A space-time Trefftz discontinuous Galerkin method for the acoustic wave equation in first-order formulation

TL;DR

This paper presents a novel space-time Trefftz discontinuous Galerkin method for solving the first-order acoustic wave equations, offering high-order accuracy and flexible implicit or explicit time-stepping schemes in arbitrary dimensions.

Contribution

It extends previous 1D schemes to arbitrary dimensions, introduces new Trefftz polynomial spaces, and proves optimal convergence and stability for the method.

Findings

Proves well-posedness and error bounds for the method.

Develops and analyzes two Trefftz polynomial discrete spaces.

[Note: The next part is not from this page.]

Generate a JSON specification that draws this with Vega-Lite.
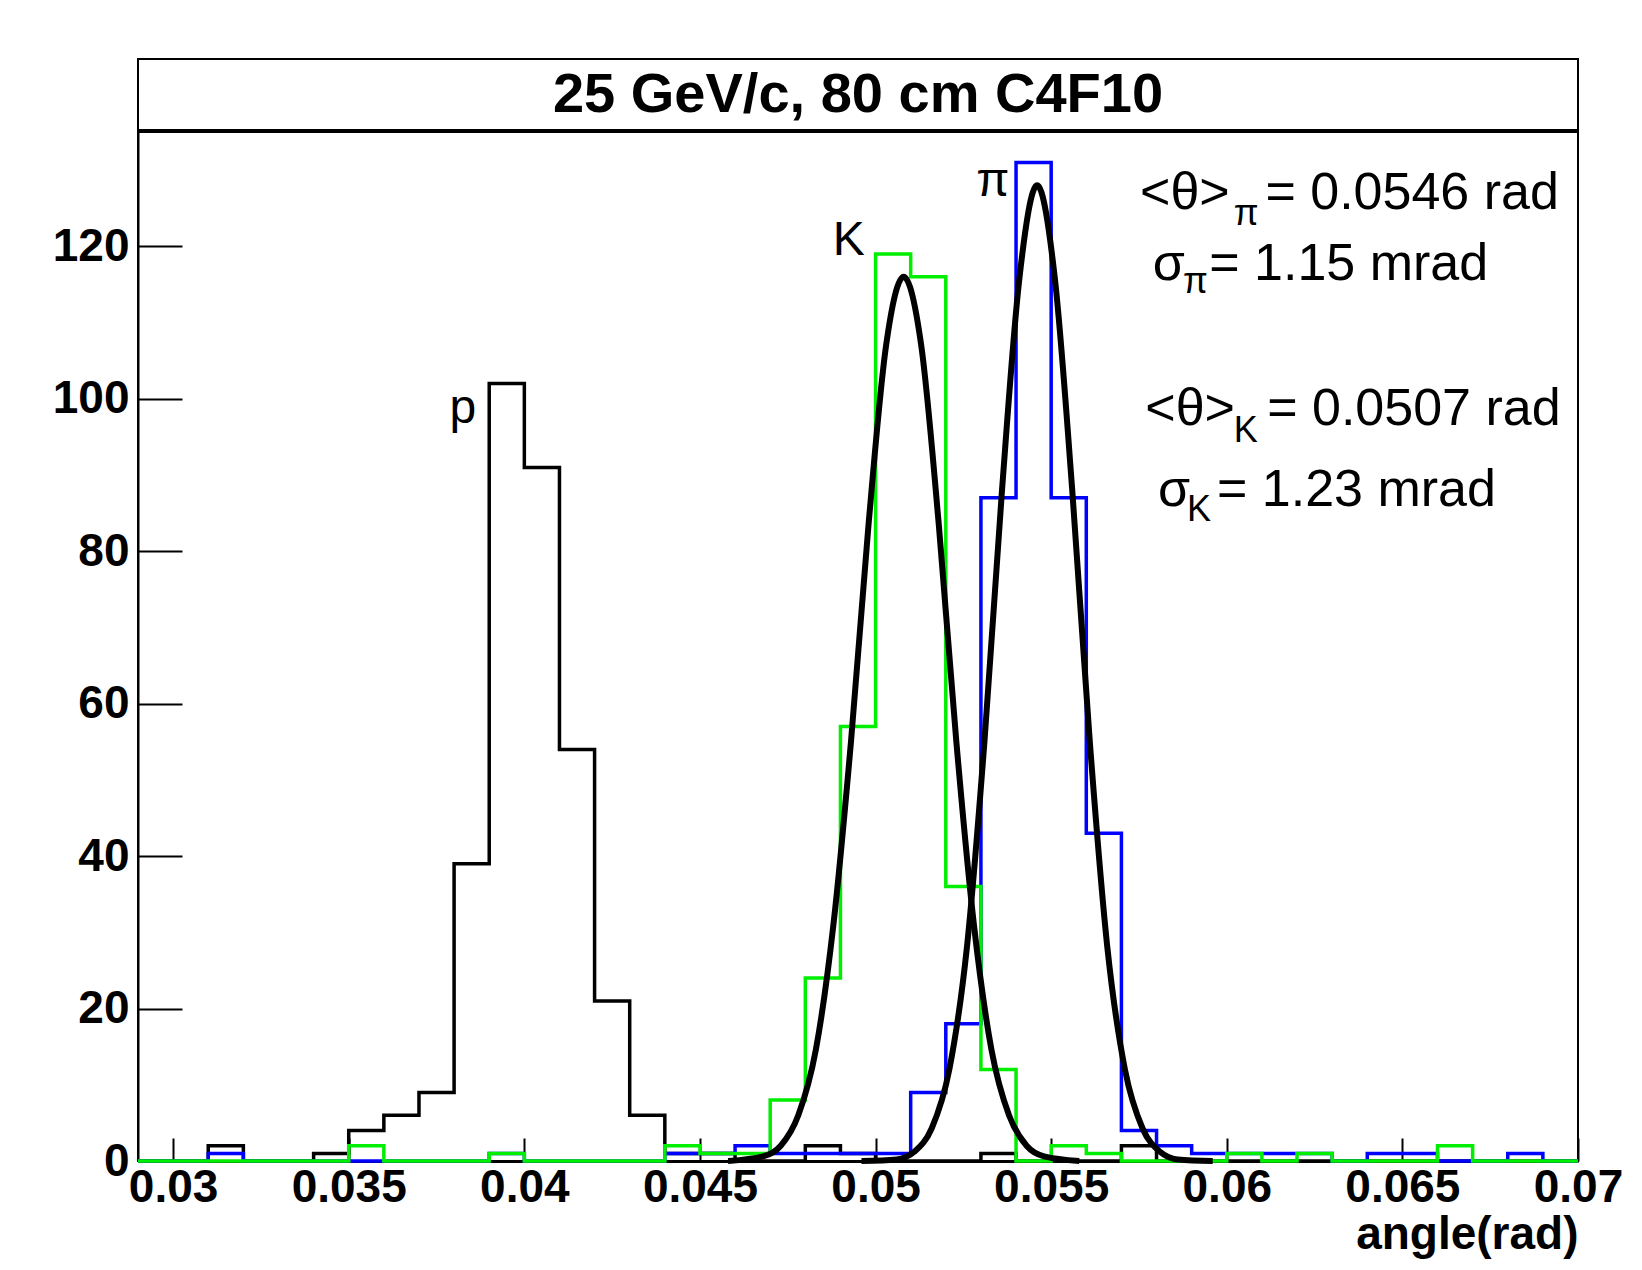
{
  "$schema": "https://vega.github.io/schema/vega-lite/v6.json",
  "autosize": {"type": "pad"},
  "padding": {"left": 51, "top": 58, "right": 20, "bottom": 10},
  "background": "white",
  "spacing": 0,
  "config": {
    "font": "Liberation Sans",
    "view": {"stroke": "black", "strokeWidth": 2},
    "concat": {"spacing": 0}
  },
  "datasets": {
    "hist": [
      {"s": "p", "x": 0.029, "y": 0}, {"s": "p", "x": 0.031, "y": 2}, {"s": "p", "x": 0.032, "y": 0},
      {"s": "p", "x": 0.034, "y": 1}, {"s": "p", "x": 0.035, "y": 4}, {"s": "p", "x": 0.036, "y": 6},
      {"s": "p", "x": 0.037, "y": 9}, {"s": "p", "x": 0.038, "y": 39}, {"s": "p", "x": 0.039, "y": 102},
      {"s": "p", "x": 0.040, "y": 91}, {"s": "p", "x": 0.041, "y": 54}, {"s": "p", "x": 0.042, "y": 21},
      {"s": "p", "x": 0.043, "y": 6}, {"s": "p", "x": 0.044, "y": 1}, {"s": "p", "x": 0.046, "y": 0},
      {"s": "p", "x": 0.048, "y": 2}, {"s": "p", "x": 0.049, "y": 1}, {"s": "p", "x": 0.050, "y": 0},
      {"s": "p", "x": 0.053, "y": 1}, {"s": "p", "x": 0.054, "y": 0}, {"s": "p", "x": 0.057, "y": 2},
      {"s": "p", "x": 0.058, "y": 0}, {"s": "p", "x": 0.070, "y": 0},
      {"s": "pi", "x": 0.029, "y": 0}, {"s": "pi", "x": 0.031, "y": 1}, {"s": "pi", "x": 0.032, "y": 0},
      {"s": "pi", "x": 0.039, "y": 1}, {"s": "pi", "x": 0.040, "y": 0}, {"s": "pi", "x": 0.044, "y": 1},
      {"s": "pi", "x": 0.046, "y": 2}, {"s": "pi", "x": 0.047, "y": 1}, {"s": "pi", "x": 0.051, "y": 9},
      {"s": "pi", "x": 0.052, "y": 18}, {"s": "pi", "x": 0.053, "y": 87}, {"s": "pi", "x": 0.054, "y": 131},
      {"s": "pi", "x": 0.055, "y": 87}, {"s": "pi", "x": 0.056, "y": 43}, {"s": "pi", "x": 0.057, "y": 4},
      {"s": "pi", "x": 0.058, "y": 2}, {"s": "pi", "x": 0.059, "y": 1}, {"s": "pi", "x": 0.063, "y": 0},
      {"s": "pi", "x": 0.064, "y": 1}, {"s": "pi", "x": 0.066, "y": 0}, {"s": "pi", "x": 0.068, "y": 1},
      {"s": "pi", "x": 0.069, "y": 0}, {"s": "pi", "x": 0.070, "y": 0},
      {"s": "K", "x": 0.029, "y": 0}, {"s": "K", "x": 0.035, "y": 2}, {"s": "K", "x": 0.036, "y": 0},
      {"s": "K", "x": 0.039, "y": 1}, {"s": "K", "x": 0.040, "y": 0}, {"s": "K", "x": 0.044, "y": 2},
      {"s": "K", "x": 0.045, "y": 1}, {"s": "K", "x": 0.047, "y": 8}, {"s": "K", "x": 0.048, "y": 24},
      {"s": "K", "x": 0.049, "y": 57}, {"s": "K", "x": 0.050, "y": 119}, {"s": "K", "x": 0.051, "y": 116},
      {"s": "K", "x": 0.052, "y": 36}, {"s": "K", "x": 0.053, "y": 12}, {"s": "K", "x": 0.054, "y": 0},
      {"s": "K", "x": 0.055, "y": 2}, {"s": "K", "x": 0.056, "y": 1}, {"s": "K", "x": 0.057, "y": 0},
      {"s": "K", "x": 0.060, "y": 1}, {"s": "K", "x": 0.061, "y": 0}, {"s": "K", "x": 0.062, "y": 1},
      {"s": "K", "x": 0.063, "y": 0}, {"s": "K", "x": 0.066, "y": 2}, {"s": "K", "x": 0.067, "y": 0},
      {"s": "K", "x": 0.070, "y": 0}
    ],
    "fit": [
      {"s": "K", "x": 0.0458, "y": 0}, {"s": "K", "x": 0.0468, "y": 0.6}, {"s": "K", "x": 0.0473, "y": 2},
      {"s": "K", "x": 0.0478, "y": 6}, {"s": "K", "x": 0.0483, "y": 14.6}, {"s": "K", "x": 0.0488, "y": 31},
      {"s": "K", "x": 0.0493, "y": 55}, {"s": "K", "x": 0.0498, "y": 83.5}, {"s": "K", "x": 0.0503, "y": 107},
      {"s": "K", "x": 0.0508, "y": 116}, {"s": "K", "x": 0.0513, "y": 107}, {"s": "K", "x": 0.0518, "y": 83.5},
      {"s": "K", "x": 0.0523, "y": 55}, {"s": "K", "x": 0.0528, "y": 31}, {"s": "K", "x": 0.0533, "y": 14.6},
      {"s": "K", "x": 0.0538, "y": 6}, {"s": "K", "x": 0.0543, "y": 2}, {"s": "K", "x": 0.0548, "y": 0.6},
      {"s": "K", "x": 0.0558, "y": 0},
      {"s": "pi", "x": 0.0496, "y": 0}, {"s": "pi", "x": 0.0506, "y": 0.2}, {"s": "pi", "x": 0.0511, "y": 1.2},
      {"s": "pi", "x": 0.0516, "y": 4.3}, {"s": "pi", "x": 0.0521, "y": 12}, {"s": "pi", "x": 0.0526, "y": 28},
      {"s": "pi", "x": 0.0531, "y": 55}, {"s": "pi", "x": 0.0536, "y": 88}, {"s": "pi", "x": 0.0541, "y": 116},
      {"s": "pi", "x": 0.0546, "y": 128}, {"s": "pi", "x": 0.0551, "y": 116}, {"s": "pi", "x": 0.0556, "y": 88},
      {"s": "pi", "x": 0.0561, "y": 55}, {"s": "pi", "x": 0.0566, "y": 28}, {"s": "pi", "x": 0.0571, "y": 12},
      {"s": "pi", "x": 0.0576, "y": 4.3}, {"s": "pi", "x": 0.0581, "y": 1.2}, {"s": "pi", "x": 0.0586, "y": 0.2},
      {"s": "pi", "x": 0.0596, "y": 0}
    ],
    "labels": [
      {"x": 0.03787, "y": 98.7, "t": "p", "size": 48},
      {"x": 0.04878, "y": 120.7, "t": "K", "size": 48},
      {"x": 0.05287, "y": 128.4, "t": "π", "size": 48},
      {"x": 0.05753, "y": 127, "t": "<θ>", "size": 52},
      {"x": 0.06020, "y": 124.3, "t": "π", "size": 36},
      {"x": 0.0611, "y": 127, "t": "= 0.0546 rad", "size": 52},
      {"x": 0.05789, "y": 117.7, "t": "σ", "size": 52},
      {"x": 0.05875, "y": 115.3, "t": "π", "size": 36},
      {"x": 0.05950, "y": 117.7, "t": "= 1.15 mrad", "size": 52},
      {"x": 0.05768, "y": 98.7, "t": "<θ>", "size": 52},
      {"x": 0.06020, "y": 95.8, "t": "K", "size": 36},
      {"x": 0.06115, "y": 98.7, "t": "= 0.0507 rad", "size": 52},
      {"x": 0.05804, "y": 88, "t": "σ", "size": 52},
      {"x": 0.05887, "y": 85.4, "t": "K", "size": 36},
      {"x": 0.05972, "y": 88, "t": "= 1.23 mrad", "size": 52}
    ]
  },
  "vconcat": [
    {
      "width": 1440,
      "height": 71,
      "view": {"stroke": "black", "strokeWidth": 2},
      "data": {"values": [{"t": "25 GeV/c, 80 cm C4F10", "x": 0.5, "y": 0.5}]},
      "mark": {"type": "text", "fontSize": 56, "fontWeight": "bold", "align": "center", "baseline": "middle"},
      "encoding": {
        "text": {"field": "t"},
        "x": {"field": "x", "type": "quantitative", "scale": {"domain": [0, 1]}, "axis": null},
        "y": {"field": "y", "type": "quantitative", "scale": {"domain": [0, 1]}, "axis": null}
      }
    },
    {
      "width": 1440,
      "height": 1029,
      "layer": [
        {
          "data": {"name": "hist"},
          "mark": {"type": "line", "interpolate": "step-after", "strokeWidth": 3.5},
          "encoding": {
            "x": {
              "field": "x", "type": "quantitative",
              "scale": {"domain": [0.029, 0.070], "nice": false, "zero": false},
              "axis": {
                "values": [0.03, 0.035, 0.04, 0.045, 0.05, 0.055, 0.06, 0.065, 0.07],
                "format": ".3~f", "title": "angle(rad)", "titleAnchor": "end",
                "titleFontSize": 46, "titleFontWeight": "bold", "titlePadding": 2,
                "labelFontSize": 46, "labelFontWeight": "bold", "labelColor": "black",
                "labelPadding": 27, "tickSize": -23, "tickColor": "black", "tickWidth": 2,
                "domainColor": "black", "domainWidth": 3, "grid": false, "labelFlush": false
              }
            },
            "y": {
              "field": "y", "type": "quantitative",
              "scale": {"domain": [0, 135], "nice": false},
              "axis": {
                "values": [0, 20, 40, 60, 80, 100, 120], "title": null,
                "labelFontSize": 46, "labelFontWeight": "bold", "labelColor": "black",
                "labelPadding": 53, "tickSize": -44, "tickColor": "black", "tickWidth": 2,
                "domainColor": "black", "domainWidth": 2, "grid": false
              }
            },
            "color": {
              "field": "s", "type": "nominal", "legend": null,
              "scale": {"domain": ["p", "pi", "K"], "range": ["black", "#0000ff", "#00ee00"]}
            }
          }
        },
        {
          "data": {"name": "fit"},
          "mark": {"type": "line", "interpolate": "monotone", "strokeWidth": 6, "color": "black"},
          "encoding": {
            "x": {"field": "x", "type": "quantitative"},
            "y": {"field": "y", "type": "quantitative"},
            "detail": {"field": "s"}
          }
        },
        {
          "data": {"name": "labels"},
          "mark": {"type": "text", "align": "left", "baseline": "middle", "color": "black"},
          "encoding": {
            "x": {"field": "x", "type": "quantitative"},
            "y": {"field": "y", "type": "quantitative"},
            "text": {"field": "t"},
            "size": {"field": "size", "type": "quantitative", "scale": null}
          }
        }
      ]
    }
  ]
}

Achieves high-order $h$-convergence in numerical experiments.

Abstract

We introduce a space-time Trefftz discontinuous Galerkin method for the first-order transient acoustic wave equations in arbitrary space dimensions, extending the one dimensional scheme of Kretzschmar et al. (2016, IMA J. Numer. Anal., 36, 1599-1635). Test and trial discrete functions are space-time piecewise polynomial solutions of the wave equations. We prove well-posedness and a priori error bounds in both skeleton-based and mesh-independent norms. The space-time formulation corresponds to an implicit time-stepping scheme, if posed on meshes partitioned in time slabs, or to an explicit scheme, if posed on "tent-pitched" meshes. We describe two Trefftz polynomial discrete spaces, introduce bases for them and prove optimal, high-order $h$-convergence bounds.